On the one hand there are many credible voices like Jim Rickards, Jim Sinclair, Peter Schiff, Michael Pento, and many others predicting serious systemic crisis and urging people to prepare for that. 

On the other hand, through this blog I have gotten some information from people working inside the system to try and deal with these problems to prevent a systemic crisis. These people are also credible, highly intelligent, and well connected. They view the problems as manageable over time and see much hope that the system can withstand shocks and transition to more stability.

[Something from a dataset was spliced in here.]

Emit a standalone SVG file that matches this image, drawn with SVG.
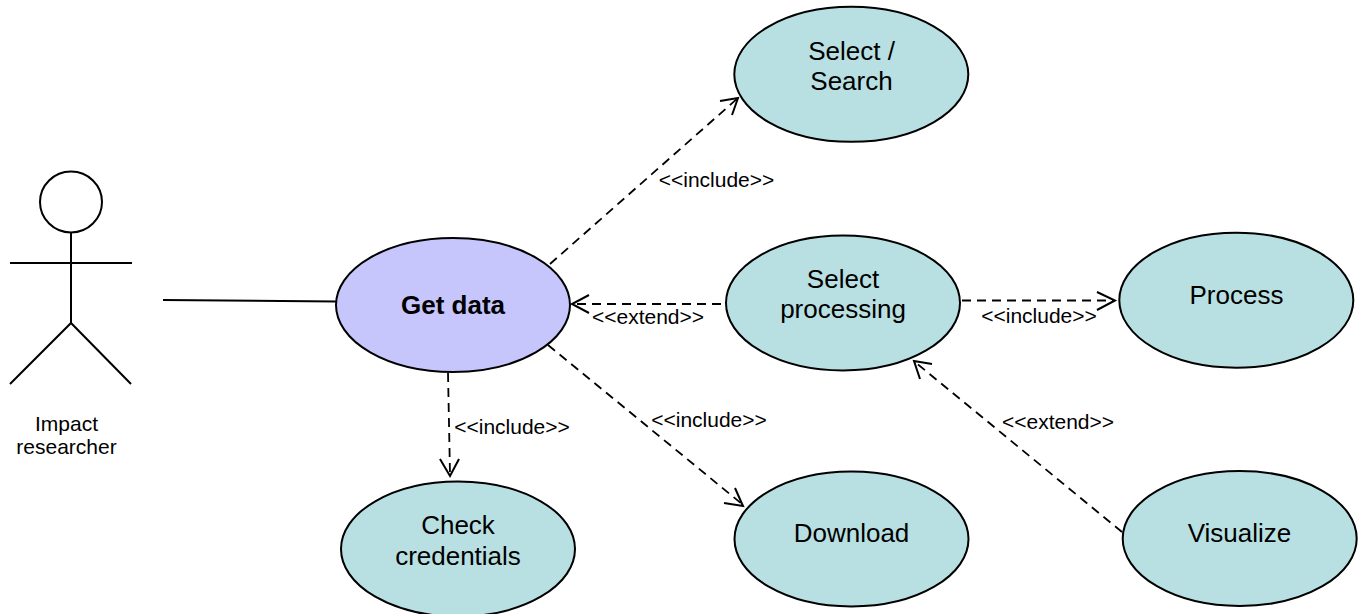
<svg xmlns="http://www.w3.org/2000/svg" width="1362" height="614" viewBox="0 0 1362 614">
<style>
.a{fill:#b8e0e2;stroke:#000;stroke-width:2}
.g{fill:#c6c6fc;stroke:#000;stroke-width:2}
.s{fill:none;stroke:#000;stroke-width:2}
.d{fill:none;stroke:#000;stroke-width:1.8;stroke-dasharray:9 6}
.h{fill:none;stroke:#000;stroke-width:2}
text{font-family:"Liberation Sans",Arial,sans-serif;fill:#000;text-anchor:middle}
.n{font-size:26px}
.b{font-size:26px;font-weight:bold}
.l{font-size:21px}
</style>
<rect width="1362" height="614" fill="#fff"/>
<g id="actor">
<ellipse class="s" cx="71" cy="202" rx="31" ry="30.500"/>
<path class="s" d="M71 233V323M10 263H132M10 384L71 323L131 384"/>
<text class="l" x="66.500" y="431">Impact</text>
<text class="l" x="66.500" y="454">researcher</text>
</g>
<g id="get-data">
<ellipse class="g" cx="453" cy="305" rx="117" ry="67"/>
<text class="b" x="453" y="314">Get data</text>
</g>
<g id="select-search">
<ellipse class="a" cx="851.300" cy="74.300" rx="117" ry="67.500"/>
<text class="n" x="851.500" y="60">Select /</text>
<text class="n" x="851.500" y="90">Search</text>
</g>
<g id="select-processing">
<ellipse class="a" cx="843" cy="303" rx="117" ry="67.500"/>
<text class="n" x="843" y="288">Select</text>
<text class="n" x="843" y="318">processing</text>
</g>
<g id="process">
<ellipse class="a" cx="1236.300" cy="300.200" rx="117" ry="67.500"/>
<text class="n" x="1236.500" y="304">Process</text>
</g>
<g id="check-credentials">
<ellipse class="a" cx="458" cy="549" rx="117" ry="67.500"/>
<text class="n" x="458" y="534">Check</text>
<text class="n" x="458" y="565">credentials</text>
</g>
<g id="download">
<ellipse class="a" cx="851.500" cy="539" rx="117" ry="67.500"/>
<text class="n" x="851.500" y="542">Download</text>
</g>
<g id="visualize">
<ellipse class="a" cx="1239.700" cy="538.500" rx="117" ry="67.500"/>
<text class="n" x="1239.500" y="542">Visualize</text>
</g>
<g id="connectors">
<path class="s" d="M163 300L336 301.500"/>
<path class="d" d="M550 264L738 98"/>
<path class="h" d="M720 101L738 98L732 115"/>
<path class="d" d="M721 304L574 304"/>
<path class="h" d="M589 295L572 304L589 313"/>
<path class="d" d="M962 300.500L1113 300.500"/>
<path class="h" d="M1097 292L1115 300.500L1097 310"/>
<path class="d" d="M448 373L450 474"/>
<path class="h" d="M440 459L450 476L459 459"/>
<path class="d" d="M548 345L742 504"/>
<path class="h" d="M724 503L743 506L735 488"/>
<path class="d" d="M1122 532L915 362"/>
<path class="h" d="M932 364L914 361L920 379"/>
<text class="l" x="716.500" y="187">&lt;&lt;include&gt;&gt;</text>
<text class="l" x="648" y="324">&lt;&lt;extend&gt;&gt;</text>
<text class="l" x="1039" y="323">&lt;&lt;include&gt;&gt;</text>
<text class="l" x="512" y="434">&lt;&lt;include&gt;&gt;</text>
<text class="l" x="709" y="427">&lt;&lt;include&gt;&gt;</text>
<text class="l" x="1058" y="429">&lt;&lt;extend&gt;&gt;</text>
</g>
</svg>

All these people are very intelligent, very knowledgeable, and well respected. They all have strong backgrounds and resumes. And I believe they all are genuinely concerned for the future for people. I believe they are all working in their own way to try and be helpful to the average person who just wants to live in a relatively stable world and make a living. Most don't want to have to think about "major monetary system change" even if it may directly impact them.

These are very interesting and I think historic times. I can see all kinds of possible outcomes from a severe systemic crisis to new technology providing solutions and averting systemic crisis. I have no idea which way it will go, but following it all has been an interesting journey. We will continue to do that here and report the best information we can find as things unfold.

I do still believe major monetary system change is coming one way or another (the reason this blog was started). If anything, what I have learned doing this blog convinces me of that more than ever.The biggest question I have is will the change come quickly as a result of some kind of systemic crisis OR will the change take place over time in a more controlled way and avoid a worst case systemic crisis? And then will the change make things better or worse?

We think, as things do unfold, more and more people are going to be interested in following this topic. This blog actually proves that so far. We have had far more readers than we expected when this blog was started. And that is a good thing. The more people know, the better off we all are.